Some of you may have already seen this inequality. I was the one who asked for a solution:

If $a_1,\ldots,a_n>0$ and $a_1+\cdots+a_n<\frac{1}{2}$, then $(1+a_1)\cdots(1+a_n)<2$.

Now what I never found out was how to solve the inequality using induction.. which I've decided to ask in a separate question here. Here's my failed attempt to use induction here:


So if $n=1$, then $a_1<\frac{1}{2}$ and so apparently $(1+a_1)<1\frac{1}{2}<2$. This proves the base case $n=1$.

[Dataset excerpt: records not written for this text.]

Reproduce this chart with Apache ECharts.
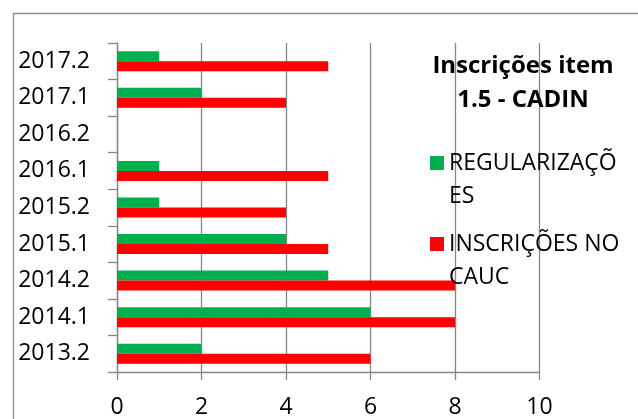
<!DOCTYPE html>
<html>
<head>
<meta charset="utf-8">
<script src="https://cdn.jsdelivr.net/npm/echarts@6/dist/echarts.min.js"></script>
<style>
html,body{margin:0;padding:0;background:#fff;}
#chart{width:638px;height:419px;}
</style>
</head>
<body>
<div id="chart"></div>
<script>
const categories = ['2013.2','2014.1','2014.2','2015.1','2015.2','2016.1','2016.2','2017.1','2017.2'];
const regularizacoes = [2, 6, 5, 4, 1, 1, 0, 2, 1];
const inscricoesCauc = [6, 8, 8, 5, 4, 5, 0, 4, 5];
const xTicks = [0, 2, 4, 6, 8, 10];
const seriesNames = ['REGULARIZAÇÕES', 'INSCRIÇÕES NO CAUC'];
const legendLabels = {'REGULARIZAÇÕES': ' \nREGULARIZAÇÕ\nES', 'INSCRIÇÕES NO CAUC': ' \nINSCRIÇÕES NO\nCAUC'};
const titleText = 'Inscrições item\n1.5 - CADIN';

const FONT = 'Open Sans';
const GRAY = '#878787';
const chart = echarts.init(document.getElementById('chart'), null, {renderer: 'canvas'});
const legendText = {
  fontFamily: FONT, fontSize: 23, color: '#000', lineHeight: 33
};
chart.setOption({
  animation: false,
  backgroundColor: '#fff',
  graphic: [{
    type: 'rect', shape: {x: 13.5, y: 13.5, width: 800, height: 600},
    style: {fill: 'none', stroke: '#8c8c8c', lineWidth: 1.3}, silent: true, z: -1
  }],
  title: {
    text: titleText, left: 518, top: 44, textAlign: 'center',
    textStyle: {fontFamily: FONT, fontSize: 24, fontWeight: 'bold', color: '#000', lineHeight: 34}
  },
  legend: [{
    data: [seriesNames[0]], orient: 'vertical', left: 430, top: 163 - 49.5, padding: 0,
    itemWidth: 14, itemHeight: 14, icon: 'rect', itemGap: 0,
    formatter: n => legendLabels[n], textStyle: legendText
  }, {
    data: [seriesNames[1]], orient: 'vertical', left: 430, top: 244 - 49.5, padding: 0,
    itemWidth: 14, itemHeight: 14, icon: 'rect', itemGap: 0,
    formatter: n => legendLabels[n], textStyle: legendText
  }],
  grid: {left: 117, right: 98.5, top: 43, bottom: 47, containLabel: false},
  xAxis: {
    type: 'value', min: 0, max: 10, interval: 2,
    axisLine: {show: true, lineStyle: {color: GRAY, width: 1.3}},
    axisTick: {show: true, length: 8, lineStyle: {color: GRAY, width: 1.3}},
    axisLabel: {margin: 24, fontFamily: FONT, fontSize: 23, color: '#000',
      formatter: v => xTicks.includes(v) ? String(v) : ''},
    splitLine: {show: true, lineStyle: {color: GRAY, width: 1.3}}
  },
  yAxis: {
    type: 'category', data: categories,
    axisLine: {show: true, lineStyle: {color: GRAY, width: 1.3}},
    axisTick: {show: true, length: 9, alignWithLabel: false, lineStyle: {color: GRAY, width: 1.3}},
    axisLabel: {margin: 27, fontFamily: FONT, fontSize: 23, color: '#000'},
    splitLine: {show: false}
  },
  series: [{
    name: seriesNames[0], type: 'bar', data: regularizacoes,
    barWidth: 10, barGap: '0%', itemStyle: {color: '#00B050'}
  }, {
    name: seriesNames[1], type: 'bar', data: inscricoesCauc,
    barWidth: 10, barGap: '0%', itemStyle: {color: '#FF0000'}
  }]
});
</script>
</body>
</html>
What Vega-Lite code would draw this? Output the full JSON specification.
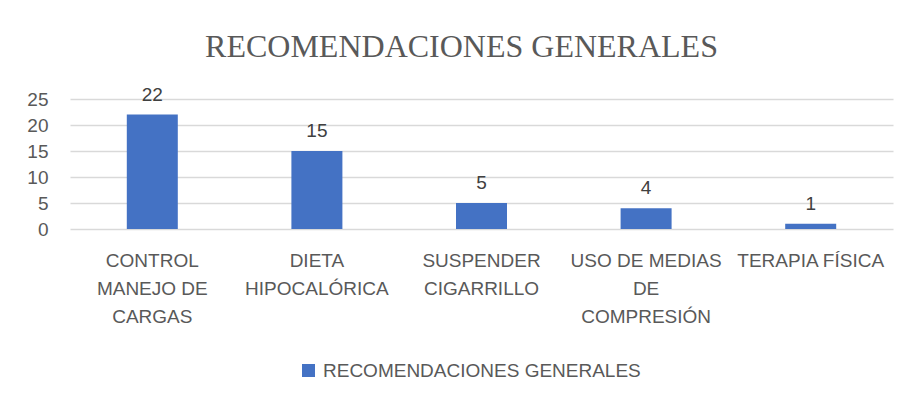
{
  "$schema": "https://vega.github.io/schema/vega-lite/v6.json",
  "autosize": "none",
  "width": 823,
  "height": 130,
  "padding": {"left": 70, "top": 99, "right": 17, "bottom": 177},
  "background": "white",
  "title": {
    "text": "RECOMENDACIONES GENERALES",
    "font": "Liberation Serif",
    "fontSize": 32,
    "fontWeight": "normal",
    "color": "#595959",
    "anchor": "middle",
    "dx": -20,
    "offset": 22
  },
  "data": {
    "values": [
      {"cat": "CONTROL|MANEJO DE|CARGAS", "valor": 22, "serie": "RECOMENDACIONES GENERALES"},
      {"cat": "DIETA|HIPOCALÓRICA", "valor": 15, "serie": "RECOMENDACIONES GENERALES"},
      {"cat": "SUSPENDER|CIGARRILLO", "valor": 5, "serie": "RECOMENDACIONES GENERALES"},
      {"cat": "USO DE MEDIAS|DE|COMPRESIÓN", "valor": 4, "serie": "RECOMENDACIONES GENERALES"},
      {"cat": "TERAPIA FÍSICA", "valor": 1, "serie": "RECOMENDACIONES GENERALES"}
    ]
  },
  "encoding": {
    "x": {
      "field": "cat", "type": "nominal", "sort": null,
      "axis": {
        "title": null, "labelAngle": 0, "domain": false, "ticks": false,
        "labelExpr": "split(datum.label, '|')",
        "labelFont": "Liberation Sans",
        "labelFontSize": 19, "labelColor": "#595959", "labelLineHeight": 28,
        "labelPadding": 22, "labelBaseline": "top", "labelLimit": 0
      }
    },
    "y": {
      "field": "valor", "type": "quantitative",
      "scale": {"domain": [0, 25]},
      "axis": {
        "title": null, "values": [0, 5, 10, 15, 20, 25], "domain": false, "ticks": false,
        "labelFont": "Liberation Sans",
        "labelFontSize": 19, "labelColor": "#595959", "labelPadding": 22,
        "gridColor": "#d9d9d9", "gridWidth": 1.5
      }
    }
  },
  "layer": [
    {
      "mark": {"type": "bar", "size": 51, "color": "#4472C4"},
      "encoding": {
        "color": {
          "field": "serie", "type": "nominal",
          "scale": {"range": ["#4472C4"]},
          "legend": {
            "title": null, "orient": "none", "legendX": 229, "legendY": 262,
            "symbolType": "square", "symbolSize": 170, "symbolStrokeWidth": 0,
            "labelFont": "Liberation Sans", "labelLimit": 0, "labelOffset": 5,
            "labelFontSize": 19, "labelColor": "#595959"
          }
        }
      }
    },
    {
      "mark": {"type": "text", "baseline": "bottom", "dy": -10, "font": "Liberation Sans", "fontSize": 19, "color": "#404040"},
      "encoding": {"text": {"field": "valor", "type": "quantitative"}}
    }
  ],
  "config": {"view": {"stroke": null}}
}
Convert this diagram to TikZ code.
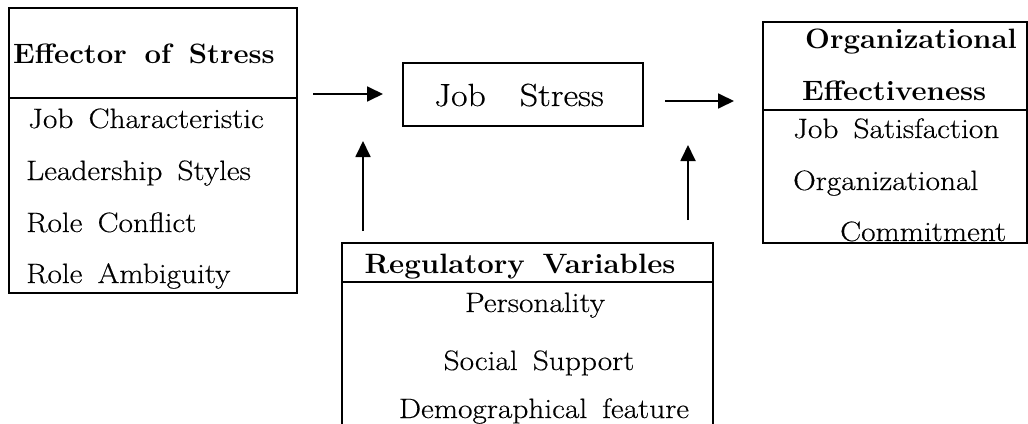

Now let's say it's true for $k$ and prove that it's true for $k+1$ as well.

If $a_1+a_2+\ldots+a_k<\frac{1}{2}$, then $(1+a_1)(1+a_2)\ldots(1+a_k)<2$.

Now what if $a_1+a_2+\ldots+a_k+a_{k+1}<\frac{1}{2}$? Then we still have that $a_1+a_2+\ldots+a_k<\frac{1}{2}$ and hence we know that $(1+a_1)(1+a_2)\ldots(1+a_k)(1+a_{k+1})<2(1+a_{k+1})\not<2$.


Any ideas would be appreciated.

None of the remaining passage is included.